The Ka‘ba, Paradise, and Ibn al-Khaṭīb in Shālla (Rabat): the ‘work’ of 14th century Marīnid funerary complex
DOI:
https://doi.org/10.30827/meaharabe.v68i0.1000Keywords:
Marīnid dynasty, Shālla, Ibn al-Khaṭīb, Funerary architecture, HermeneuticsAbstract
By the mid 14th century, the initially modest burial ground of the Marīnid dynasty (668/1269-870/1465) in Shālla had become a funerary complex with several buildings, and its main ‘work’ was to attract and impress huge numbers of visitors. One such visitor was Lisān al-Dīn ibn al-Khaṭīb, who, this article shows, lived mostly at the royal shrine from 761/1360 to 763/1362. Following a reconsideration of the time he spent there, and based essentially on his own accounts, this paper focuses on two intertwined hermeneutical questions concerning how the experience of visiting Shālla resonated in the visitors’ perception. First, it demonstrates that some people construed the fourteenth- century garden at Shālla as a representation of paradise.
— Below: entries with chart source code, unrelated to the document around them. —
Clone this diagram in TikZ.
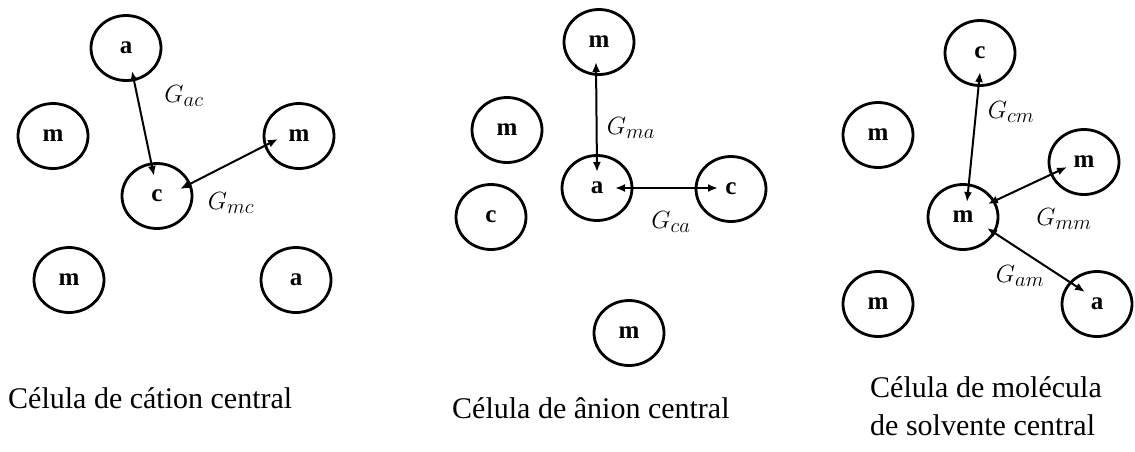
\documentclass[tikz,border=0pt]{standalone}
\usepackage{fontspec}
\setmainfont{Liberation Serif}
\usetikzlibrary{shapes.geometric,arrows.meta}

\tikzset{
  particle/.style={ellipse, draw, line width=2.8pt, minimum width=70pt,
    minimum height=65pt, inner sep=0pt,
    font=\fontsize{25}{25}\selectfont\bfseries},
  pair/.style={line width=2pt,
    {Latex[length=10pt,width=8pt]}-{Latex[length=10pt,width=8pt]}},
  glabel/.style={inner sep=0pt, font=\fontsize{30}{30}\selectfont},
  caption/.style={anchor=base west, inner sep=0pt, align=left,
    font=\fontsize{30}{38}\selectfont}
}

\begin{document}
\begin{tikzpicture}[x=1pt,y=-1pt]
\useasboundingbox (0,0) rectangle (1135,451);

% --- central cation cell ---
\node[particle] (a1)  at (126,48)  {a};
\node[particle] (m1l) at (53,136)  {m};
\node[particle] (m1r) at (299,136) {m};
\node[particle] (c1)  at (157,196) {c};
\node[particle] (m1b) at (69,280)  {m};
\node[particle] (a1b) at (296,280) {a};
\draw[pair] ([shift={(6,23)}]a1.center) -- ([shift={(-3,-20)}]c1.center);
\draw[pair] ([shift={(23,-7)}]c1.center) -- ([shift={(-21,3)}]m1r.center);
\node[glabel] (gac) at (184,96)  {$G_{ac}$};
\node[glabel] (gmc) at (231,203) {$G_{mc}$};
\node[caption] (cap1) at (8,408) {Célula de cátion central};

% --- central anion cell ---
\node[particle] (m2t) at (599,42)  {m};
\node[particle] (m2l) at (507,130) {m};
\node[particle] (a2)  at (597,188) {a};
\node[particle] (c2l) at (491,217) {c};
\node[particle] (c2r) at (731,189) {c};
\node[particle] (m2b) at (629,333) {m};
\draw[pair] ([shift={(-3,20)}]m2t.center) -- ([shift={(0,-16)}]a2.center);
\draw[pair] ([shift={(18,0)}]a2.center) -- ([shift={(-13,-1)}]c2r.center);
\node[glabel] (gma) at (631,128) {$G_{ma}$};
\node[glabel] (gca) at (671,222) {$G_{ca}$};
\node[caption] (cap2) at (452,418) {Célula de ânion central};

% --- central solvent molecule cell ---
\node[particle] (c3t)  at (980,53)   {c};
\node[particle] (m3l)  at (878,135)  {m};
\node[particle] (m3r)  at (1084,162) {m};
\node[particle] (m3)   at (963,217)  {m};
\node[particle] (m3bl) at (878,304)  {m};
\node[particle] (a3br) at (1097,304) {a};
\draw[pair] ([shift={(0,19)}]c3t.center) -- ([shift={(4,-15)}]m3.center);
\draw[pair] ([shift={(25,-13)}]m3.center) -- ([shift={(-17,5)}]m3r.center);
\draw[pair] ([shift={(24,11)}]m3.center) -- ([shift={(-12,-12)}]a3br.center);
\node[glabel] (gcm) at (1011,112) {$G_{cm}$};
\node[glabel] (gmm) at (1064,219) {$G_{mm}$};
\node[glabel] (gam) at (1020,276) {$G_{am}$};
% the base anchor of a two-line node sits on its last line
\node[caption] (cap3) at (870,435) {Célula de molécula\\de solvente central};
\end{tikzpicture}
\end{document}
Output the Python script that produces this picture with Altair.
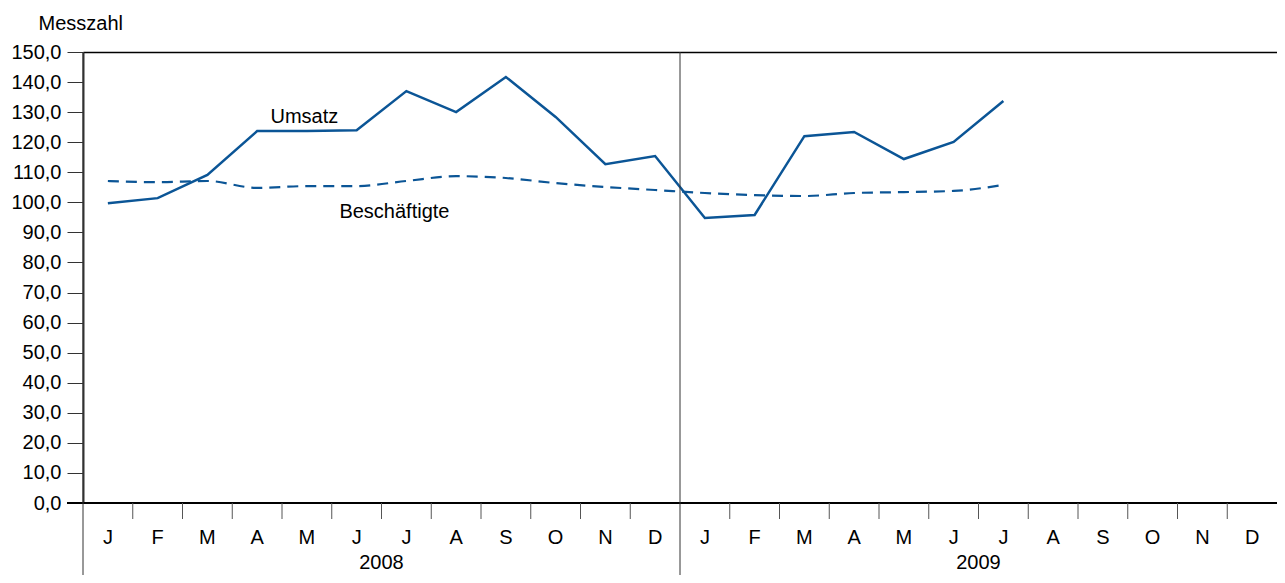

Second, after a short discussion on how the Marīnid shrine developed into a centre of pilgrimage, it argues that some of the coeval written accounts interpret Shālla as an analogue of the Kaʿba and that some of its visitors performed rites borrowed from the pilgrimage to Mecca. The aim of this article is to investigate some of the ways in which Shālla ‘worked’ of glorifying the members of the Marīnid dynasty.